** BEGIN **
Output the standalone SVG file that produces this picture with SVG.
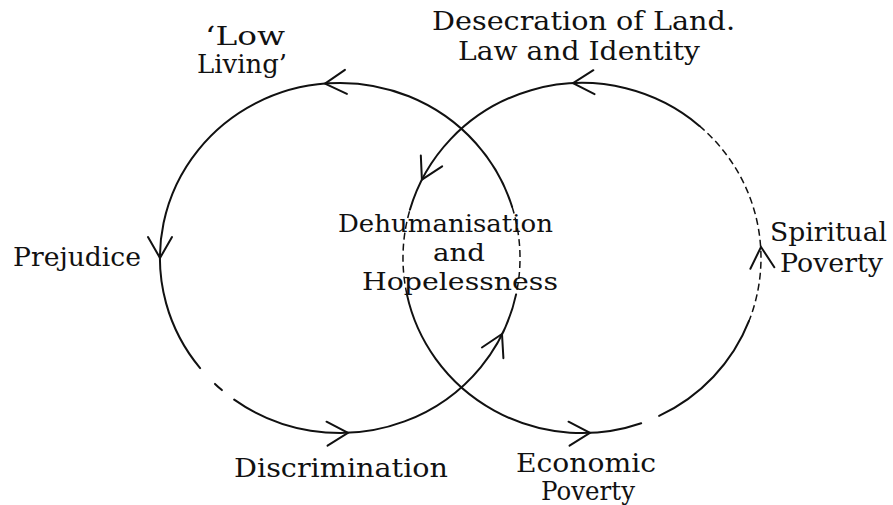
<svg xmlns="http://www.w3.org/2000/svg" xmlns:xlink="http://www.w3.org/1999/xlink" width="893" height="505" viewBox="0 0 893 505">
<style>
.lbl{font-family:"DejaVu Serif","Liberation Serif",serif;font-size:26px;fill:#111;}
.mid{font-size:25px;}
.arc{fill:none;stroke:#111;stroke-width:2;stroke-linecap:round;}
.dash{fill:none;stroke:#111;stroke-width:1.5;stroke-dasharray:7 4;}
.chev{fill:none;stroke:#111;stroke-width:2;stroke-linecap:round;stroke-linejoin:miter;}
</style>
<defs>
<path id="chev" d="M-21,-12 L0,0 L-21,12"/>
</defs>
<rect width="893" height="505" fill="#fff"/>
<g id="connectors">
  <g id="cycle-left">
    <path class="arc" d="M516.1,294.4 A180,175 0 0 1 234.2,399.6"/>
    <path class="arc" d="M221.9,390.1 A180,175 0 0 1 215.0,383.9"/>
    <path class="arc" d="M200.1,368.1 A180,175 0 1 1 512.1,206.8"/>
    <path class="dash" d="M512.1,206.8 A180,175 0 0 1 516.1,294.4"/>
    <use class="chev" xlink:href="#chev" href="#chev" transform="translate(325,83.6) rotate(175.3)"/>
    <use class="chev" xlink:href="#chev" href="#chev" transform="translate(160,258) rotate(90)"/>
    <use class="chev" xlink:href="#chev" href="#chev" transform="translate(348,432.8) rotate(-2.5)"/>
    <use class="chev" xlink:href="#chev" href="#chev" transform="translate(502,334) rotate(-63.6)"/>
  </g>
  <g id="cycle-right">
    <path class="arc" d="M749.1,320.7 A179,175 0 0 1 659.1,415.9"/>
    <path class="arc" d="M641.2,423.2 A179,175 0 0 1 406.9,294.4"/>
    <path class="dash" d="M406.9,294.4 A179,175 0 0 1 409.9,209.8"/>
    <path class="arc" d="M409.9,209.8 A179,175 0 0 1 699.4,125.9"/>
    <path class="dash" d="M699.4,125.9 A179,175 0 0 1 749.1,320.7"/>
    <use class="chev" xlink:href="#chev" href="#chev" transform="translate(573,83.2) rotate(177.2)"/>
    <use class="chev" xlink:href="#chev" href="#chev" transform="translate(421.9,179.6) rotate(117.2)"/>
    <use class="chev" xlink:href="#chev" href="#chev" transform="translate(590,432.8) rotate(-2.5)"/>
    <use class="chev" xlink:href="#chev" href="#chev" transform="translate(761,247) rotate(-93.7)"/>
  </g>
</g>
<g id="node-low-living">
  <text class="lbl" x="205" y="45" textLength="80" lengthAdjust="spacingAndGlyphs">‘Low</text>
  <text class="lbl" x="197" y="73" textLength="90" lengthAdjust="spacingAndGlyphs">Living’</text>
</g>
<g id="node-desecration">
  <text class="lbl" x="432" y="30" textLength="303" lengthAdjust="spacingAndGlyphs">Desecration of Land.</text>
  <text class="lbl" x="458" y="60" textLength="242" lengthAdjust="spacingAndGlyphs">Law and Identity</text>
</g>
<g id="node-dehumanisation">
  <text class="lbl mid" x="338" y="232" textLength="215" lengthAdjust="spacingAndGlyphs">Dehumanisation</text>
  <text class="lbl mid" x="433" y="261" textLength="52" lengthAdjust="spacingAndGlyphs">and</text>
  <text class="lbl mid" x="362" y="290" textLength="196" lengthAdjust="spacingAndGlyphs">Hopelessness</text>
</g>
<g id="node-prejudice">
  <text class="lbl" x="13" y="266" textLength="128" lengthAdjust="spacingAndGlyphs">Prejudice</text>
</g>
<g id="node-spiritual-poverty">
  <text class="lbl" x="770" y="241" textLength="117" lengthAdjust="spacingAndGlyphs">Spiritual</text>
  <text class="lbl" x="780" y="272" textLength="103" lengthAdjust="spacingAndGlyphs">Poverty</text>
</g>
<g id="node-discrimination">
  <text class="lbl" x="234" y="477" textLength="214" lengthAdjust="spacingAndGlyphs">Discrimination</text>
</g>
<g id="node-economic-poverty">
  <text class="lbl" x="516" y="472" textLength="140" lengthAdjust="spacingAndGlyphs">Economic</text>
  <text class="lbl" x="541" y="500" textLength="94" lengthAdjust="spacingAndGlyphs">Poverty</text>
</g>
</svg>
** END **
• **Written task**: Retype everything in the material word for word, minus pictures.

• **Output for this exercise**:
Output the standalone SVG file that produces this picture with SVG.
<svg xmlns="http://www.w3.org/2000/svg" xmlns:xlink="http://www.w3.org/1999/xlink" width="893" height="505" viewBox="0 0 893 505">
<style>
.lbl{font-family:"DejaVu Serif","Liberation Serif",serif;font-size:26px;fill:#111;}
.mid{font-size:25px;}
.arc{fill:none;stroke:#111;stroke-width:2;stroke-linecap:round;}
.dash{fill:none;stroke:#111;stroke-width:1.5;stroke-dasharray:7 4;}
.chev{fill:none;stroke:#111;stroke-width:2;stroke-linecap:round;stroke-linejoin:miter;}
</style>
<defs>
<path id="chev" d="M-21,-12 L0,0 L-21,12"/>
</defs>
<rect width="893" height="505" fill="#fff"/>
<g id="connectors">
  <g id="cycle-left">
    <path class="arc" d="M516.1,294.4 A180,175 0 0 1 234.2,399.6"/>
    <path class="arc" d="M221.9,390.1 A180,175 0 0 1 215.0,383.9"/>
    <path class="arc" d="M200.1,368.1 A180,175 0 1 1 512.1,206.8"/>
    <path class="dash" d="M512.1,206.8 A180,175 0 0 1 516.1,294.4"/>
    <use class="chev" xlink:href="#chev" href="#chev" transform="translate(325,83.6) rotate(175.3)"/>
    <use class="chev" xlink:href="#chev" href="#chev" transform="translate(160,258) rotate(90)"/>
    <use class="chev" xlink:href="#chev" href="#chev" transform="translate(348,432.8) rotate(-2.5)"/>
    <use class="chev" xlink:href="#chev" href="#chev" transform="translate(502,334) rotate(-63.6)"/>
  </g>
  <g id="cycle-right">
    <path class="arc" d="M749.1,320.7 A179,175 0 0 1 659.1,415.9"/>
    <path class="arc" d="M641.2,423.2 A179,175 0 0 1 406.9,294.4"/>
    <path class="dash" d="M406.9,294.4 A179,175 0 0 1 409.9,209.8"/>
    <path class="arc" d="M409.9,209.8 A179,175 0 0 1 699.4,125.9"/>
    <path class="dash" d="M699.4,125.9 A179,175 0 0 1 749.1,320.7"/>
    <use class="chev" xlink:href="#chev" href="#chev" transform="translate(573,83.2) rotate(177.2)"/>
    <use class="chev" xlink:href="#chev" href="#chev" transform="translate(421.9,179.6) rotate(117.2)"/>
    <use class="chev" xlink:href="#chev" href="#chev" transform="translate(590,432.8) rotate(-2.5)"/>
    <use class="chev" xlink:href="#chev" href="#chev" transform="translate(761,247) rotate(-93.7)"/>
  </g>
</g>
<g id="node-low-living">
  <text class="lbl" x="205" y="45" textLength="80" lengthAdjust="spacingAndGlyphs">‘Low</text>
  <text class="lbl" x="197" y="73" textLength="90" lengthAdjust="spacingAndGlyphs">Living’</text>
</g>
<g id="node-desecration">
  <text class="lbl" x="432" y="30" textLength="303" lengthAdjust="spacingAndGlyphs">Desecration of Land.</text>
  <text class="lbl" x="458" y="60" textLength="242" lengthAdjust="spacingAndGlyphs">Law and Identity</text>
</g>
<g id="node-dehumanisation">
  <text class="lbl mid" x="338" y="232" textLength="215" lengthAdjust="spacingAndGlyphs">Dehumanisation</text>
  <text class="lbl mid" x="433" y="261" textLength="52" lengthAdjust="spacingAndGlyphs">and</text>
  <text class="lbl mid" x="362" y="290" textLength="196" lengthAdjust="spacingAndGlyphs">Hopelessness</text>
</g>
<g id="node-prejudice">
  <text class="lbl" x="13" y="266" textLength="128" lengthAdjust="spacingAndGlyphs">Prejudice</text>
</g>
<g id="node-spiritual-poverty">
  <text class="lbl" x="770" y="241" textLength="117" lengthAdjust="spacingAndGlyphs">Spiritual</text>
  <text class="lbl" x="780" y="272" textLength="103" lengthAdjust="spacingAndGlyphs">Poverty</text>
</g>
<g id="node-discrimination">
  <text class="lbl" x="234" y="477" textLength="214" lengthAdjust="spacingAndGlyphs">Discrimination</text>
</g>
<g id="node-economic-poverty">
  <text class="lbl" x="516" y="472" textLength="140" lengthAdjust="spacingAndGlyphs">Economic</text>
  <text class="lbl" x="541" y="500" textLength="94" lengthAdjust="spacingAndGlyphs">Poverty</text>
</g>
</svg>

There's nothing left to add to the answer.